→ Task statement: Copy exactly the lines that run from the top of the listing to the line containing "plt.rcParams['font.family'] = ['Liberation", both ends included, and omit the pictures.

→ Dataset extract:
________________________

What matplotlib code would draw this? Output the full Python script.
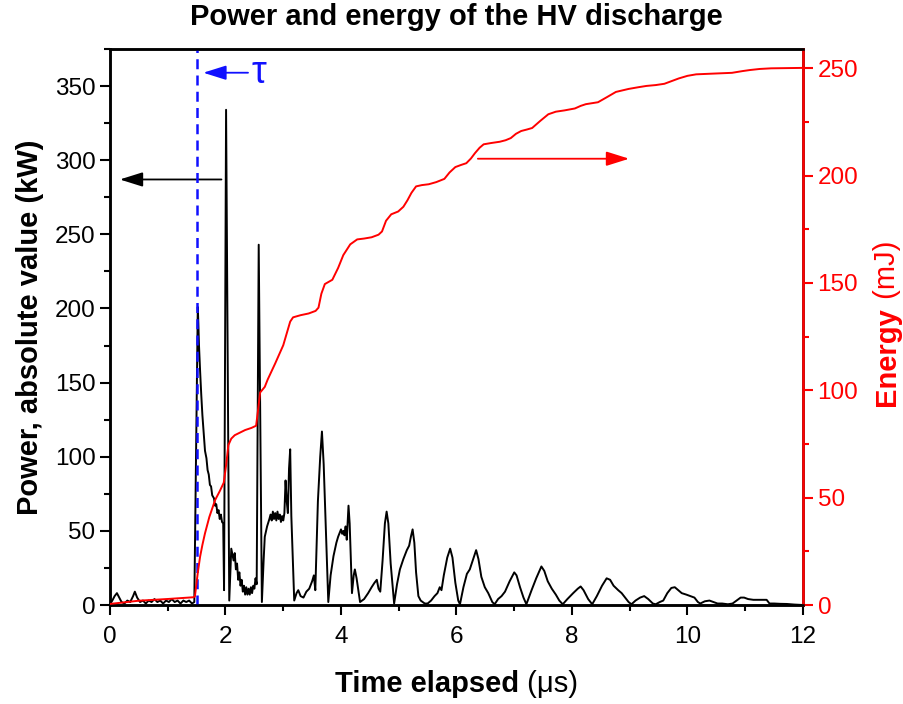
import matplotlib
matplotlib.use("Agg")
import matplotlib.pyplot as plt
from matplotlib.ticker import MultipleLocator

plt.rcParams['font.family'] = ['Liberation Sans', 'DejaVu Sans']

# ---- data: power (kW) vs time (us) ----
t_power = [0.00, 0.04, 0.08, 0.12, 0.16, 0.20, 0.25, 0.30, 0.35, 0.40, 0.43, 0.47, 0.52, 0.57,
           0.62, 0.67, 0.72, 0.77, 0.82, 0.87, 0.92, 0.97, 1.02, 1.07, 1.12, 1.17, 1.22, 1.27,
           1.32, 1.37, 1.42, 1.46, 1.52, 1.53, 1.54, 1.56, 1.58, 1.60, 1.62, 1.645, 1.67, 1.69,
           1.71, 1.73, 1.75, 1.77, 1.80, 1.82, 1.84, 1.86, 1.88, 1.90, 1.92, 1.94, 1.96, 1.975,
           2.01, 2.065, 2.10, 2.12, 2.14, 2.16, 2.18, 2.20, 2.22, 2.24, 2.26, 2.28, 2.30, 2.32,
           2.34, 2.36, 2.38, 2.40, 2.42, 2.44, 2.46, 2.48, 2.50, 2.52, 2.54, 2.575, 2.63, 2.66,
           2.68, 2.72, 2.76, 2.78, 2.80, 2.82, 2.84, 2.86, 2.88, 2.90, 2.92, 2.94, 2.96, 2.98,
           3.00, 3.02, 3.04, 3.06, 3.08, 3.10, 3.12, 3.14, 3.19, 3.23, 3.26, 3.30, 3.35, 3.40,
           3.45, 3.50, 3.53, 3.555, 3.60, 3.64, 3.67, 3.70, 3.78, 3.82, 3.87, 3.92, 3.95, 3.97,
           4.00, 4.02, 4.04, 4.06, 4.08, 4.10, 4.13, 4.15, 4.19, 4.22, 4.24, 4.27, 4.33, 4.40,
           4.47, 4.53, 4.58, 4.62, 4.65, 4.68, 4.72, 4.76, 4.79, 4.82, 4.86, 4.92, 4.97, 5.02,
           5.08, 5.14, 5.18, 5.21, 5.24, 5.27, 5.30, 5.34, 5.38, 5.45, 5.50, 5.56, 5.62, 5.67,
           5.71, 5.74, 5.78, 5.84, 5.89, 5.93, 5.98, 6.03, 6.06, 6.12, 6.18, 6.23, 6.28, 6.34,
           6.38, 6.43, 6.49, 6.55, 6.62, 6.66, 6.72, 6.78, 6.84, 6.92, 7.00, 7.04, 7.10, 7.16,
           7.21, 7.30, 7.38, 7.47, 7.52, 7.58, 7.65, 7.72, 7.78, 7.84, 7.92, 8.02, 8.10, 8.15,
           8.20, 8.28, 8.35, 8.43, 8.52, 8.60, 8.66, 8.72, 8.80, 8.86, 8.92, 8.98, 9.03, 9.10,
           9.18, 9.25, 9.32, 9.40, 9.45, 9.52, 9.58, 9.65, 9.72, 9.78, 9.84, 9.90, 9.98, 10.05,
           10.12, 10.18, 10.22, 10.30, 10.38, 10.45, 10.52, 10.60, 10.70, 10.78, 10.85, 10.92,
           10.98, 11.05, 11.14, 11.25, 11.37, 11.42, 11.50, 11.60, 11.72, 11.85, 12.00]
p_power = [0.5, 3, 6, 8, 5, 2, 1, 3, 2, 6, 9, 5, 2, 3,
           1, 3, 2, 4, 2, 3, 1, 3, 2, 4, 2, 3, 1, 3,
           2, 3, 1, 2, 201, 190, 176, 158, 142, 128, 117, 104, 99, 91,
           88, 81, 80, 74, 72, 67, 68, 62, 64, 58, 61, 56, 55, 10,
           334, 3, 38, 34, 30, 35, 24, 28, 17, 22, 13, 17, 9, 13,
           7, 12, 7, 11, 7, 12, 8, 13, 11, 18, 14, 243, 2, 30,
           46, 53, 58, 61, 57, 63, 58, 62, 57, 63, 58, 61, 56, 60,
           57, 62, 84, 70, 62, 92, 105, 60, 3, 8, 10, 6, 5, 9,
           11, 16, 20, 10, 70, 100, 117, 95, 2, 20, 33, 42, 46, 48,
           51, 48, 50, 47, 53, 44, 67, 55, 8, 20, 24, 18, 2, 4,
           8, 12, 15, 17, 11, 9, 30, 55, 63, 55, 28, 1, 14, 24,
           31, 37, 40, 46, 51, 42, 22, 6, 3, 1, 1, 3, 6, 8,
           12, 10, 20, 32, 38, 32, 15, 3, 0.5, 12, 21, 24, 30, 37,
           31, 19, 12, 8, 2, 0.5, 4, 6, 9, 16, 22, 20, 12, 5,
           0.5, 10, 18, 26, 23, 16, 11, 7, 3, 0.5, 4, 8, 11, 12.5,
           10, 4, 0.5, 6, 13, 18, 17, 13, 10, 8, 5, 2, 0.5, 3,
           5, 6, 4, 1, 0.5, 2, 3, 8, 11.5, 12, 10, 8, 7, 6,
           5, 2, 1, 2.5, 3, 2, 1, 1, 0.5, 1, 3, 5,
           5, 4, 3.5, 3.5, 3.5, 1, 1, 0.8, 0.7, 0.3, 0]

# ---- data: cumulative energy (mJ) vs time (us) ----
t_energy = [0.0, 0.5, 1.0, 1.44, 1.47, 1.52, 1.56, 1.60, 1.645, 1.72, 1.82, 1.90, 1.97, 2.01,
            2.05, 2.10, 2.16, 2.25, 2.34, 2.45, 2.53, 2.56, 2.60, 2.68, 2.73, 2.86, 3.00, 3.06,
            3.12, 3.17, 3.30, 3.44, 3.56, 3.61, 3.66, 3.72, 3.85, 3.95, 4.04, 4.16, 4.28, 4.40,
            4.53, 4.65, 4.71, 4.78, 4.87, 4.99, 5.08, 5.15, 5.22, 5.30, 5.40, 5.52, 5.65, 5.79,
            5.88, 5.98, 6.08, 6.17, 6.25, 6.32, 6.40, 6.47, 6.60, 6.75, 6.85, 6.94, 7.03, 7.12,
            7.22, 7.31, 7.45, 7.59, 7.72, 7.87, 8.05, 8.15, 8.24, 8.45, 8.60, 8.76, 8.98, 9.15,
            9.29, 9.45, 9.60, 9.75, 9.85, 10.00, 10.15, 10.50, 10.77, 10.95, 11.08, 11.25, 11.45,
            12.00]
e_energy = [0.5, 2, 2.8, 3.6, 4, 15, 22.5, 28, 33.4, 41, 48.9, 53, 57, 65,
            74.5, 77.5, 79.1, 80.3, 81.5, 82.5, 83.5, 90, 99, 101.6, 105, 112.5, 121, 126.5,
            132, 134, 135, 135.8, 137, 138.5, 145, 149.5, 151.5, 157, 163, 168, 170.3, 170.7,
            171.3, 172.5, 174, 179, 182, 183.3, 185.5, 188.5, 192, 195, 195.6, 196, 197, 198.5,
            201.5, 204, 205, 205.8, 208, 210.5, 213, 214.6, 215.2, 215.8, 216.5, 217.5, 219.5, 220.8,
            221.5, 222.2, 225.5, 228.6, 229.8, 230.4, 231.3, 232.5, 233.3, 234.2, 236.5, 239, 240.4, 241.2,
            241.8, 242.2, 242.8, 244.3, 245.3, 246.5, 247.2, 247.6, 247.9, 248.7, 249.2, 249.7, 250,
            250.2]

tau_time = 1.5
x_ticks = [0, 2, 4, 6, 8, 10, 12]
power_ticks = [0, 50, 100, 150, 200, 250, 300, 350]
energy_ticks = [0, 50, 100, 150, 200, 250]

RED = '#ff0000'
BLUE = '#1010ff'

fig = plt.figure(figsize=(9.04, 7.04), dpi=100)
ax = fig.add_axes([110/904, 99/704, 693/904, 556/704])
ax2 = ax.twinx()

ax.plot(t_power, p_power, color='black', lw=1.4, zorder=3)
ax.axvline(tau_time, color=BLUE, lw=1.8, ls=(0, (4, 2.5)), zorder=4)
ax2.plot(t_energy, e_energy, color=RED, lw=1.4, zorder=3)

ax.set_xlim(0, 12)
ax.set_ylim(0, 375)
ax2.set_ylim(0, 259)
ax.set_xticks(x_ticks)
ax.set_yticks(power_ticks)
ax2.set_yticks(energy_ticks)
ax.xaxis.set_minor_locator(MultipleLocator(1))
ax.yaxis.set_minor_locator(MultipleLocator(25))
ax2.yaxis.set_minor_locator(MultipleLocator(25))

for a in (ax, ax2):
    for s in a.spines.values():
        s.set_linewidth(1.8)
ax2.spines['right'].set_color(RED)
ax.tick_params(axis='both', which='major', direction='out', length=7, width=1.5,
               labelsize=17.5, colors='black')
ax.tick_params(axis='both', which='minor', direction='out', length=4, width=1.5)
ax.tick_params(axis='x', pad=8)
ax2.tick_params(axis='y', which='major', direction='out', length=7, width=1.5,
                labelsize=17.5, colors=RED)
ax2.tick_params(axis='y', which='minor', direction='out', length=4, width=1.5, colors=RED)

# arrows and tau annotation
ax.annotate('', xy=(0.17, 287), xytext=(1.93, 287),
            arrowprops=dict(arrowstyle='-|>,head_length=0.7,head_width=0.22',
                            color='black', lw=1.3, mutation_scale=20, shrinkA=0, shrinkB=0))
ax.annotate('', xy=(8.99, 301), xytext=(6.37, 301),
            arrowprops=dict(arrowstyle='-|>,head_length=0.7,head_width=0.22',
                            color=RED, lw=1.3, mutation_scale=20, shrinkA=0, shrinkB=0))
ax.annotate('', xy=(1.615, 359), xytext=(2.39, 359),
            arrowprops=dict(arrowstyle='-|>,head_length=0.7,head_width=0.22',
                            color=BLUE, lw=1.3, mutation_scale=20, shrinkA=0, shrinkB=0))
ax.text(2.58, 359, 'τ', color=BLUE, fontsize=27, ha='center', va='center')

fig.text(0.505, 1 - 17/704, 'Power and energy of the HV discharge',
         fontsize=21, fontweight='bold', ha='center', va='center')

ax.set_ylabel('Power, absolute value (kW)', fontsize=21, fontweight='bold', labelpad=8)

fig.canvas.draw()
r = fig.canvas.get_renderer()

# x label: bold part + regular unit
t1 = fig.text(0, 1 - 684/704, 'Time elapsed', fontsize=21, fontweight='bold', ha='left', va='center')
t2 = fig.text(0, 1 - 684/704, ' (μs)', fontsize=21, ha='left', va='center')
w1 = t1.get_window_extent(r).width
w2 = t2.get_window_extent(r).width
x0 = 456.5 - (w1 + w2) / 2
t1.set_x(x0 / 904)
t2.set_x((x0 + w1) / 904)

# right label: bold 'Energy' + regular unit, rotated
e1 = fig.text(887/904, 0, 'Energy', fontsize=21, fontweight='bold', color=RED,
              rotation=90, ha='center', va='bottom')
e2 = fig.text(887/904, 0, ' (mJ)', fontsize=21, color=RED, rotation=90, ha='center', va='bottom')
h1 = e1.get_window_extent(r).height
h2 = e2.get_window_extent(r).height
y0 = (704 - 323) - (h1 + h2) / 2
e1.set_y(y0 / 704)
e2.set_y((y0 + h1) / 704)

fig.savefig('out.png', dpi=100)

________________________

→ Complete output:
What matplotlib code would draw this? Output the full Python script.
import matplotlib
matplotlib.use("Agg")
import matplotlib.pyplot as plt
from matplotlib.ticker import MultipleLocator

plt.rcParams['font.family'] = ['Liberation Sans', 'DejaVu Sans']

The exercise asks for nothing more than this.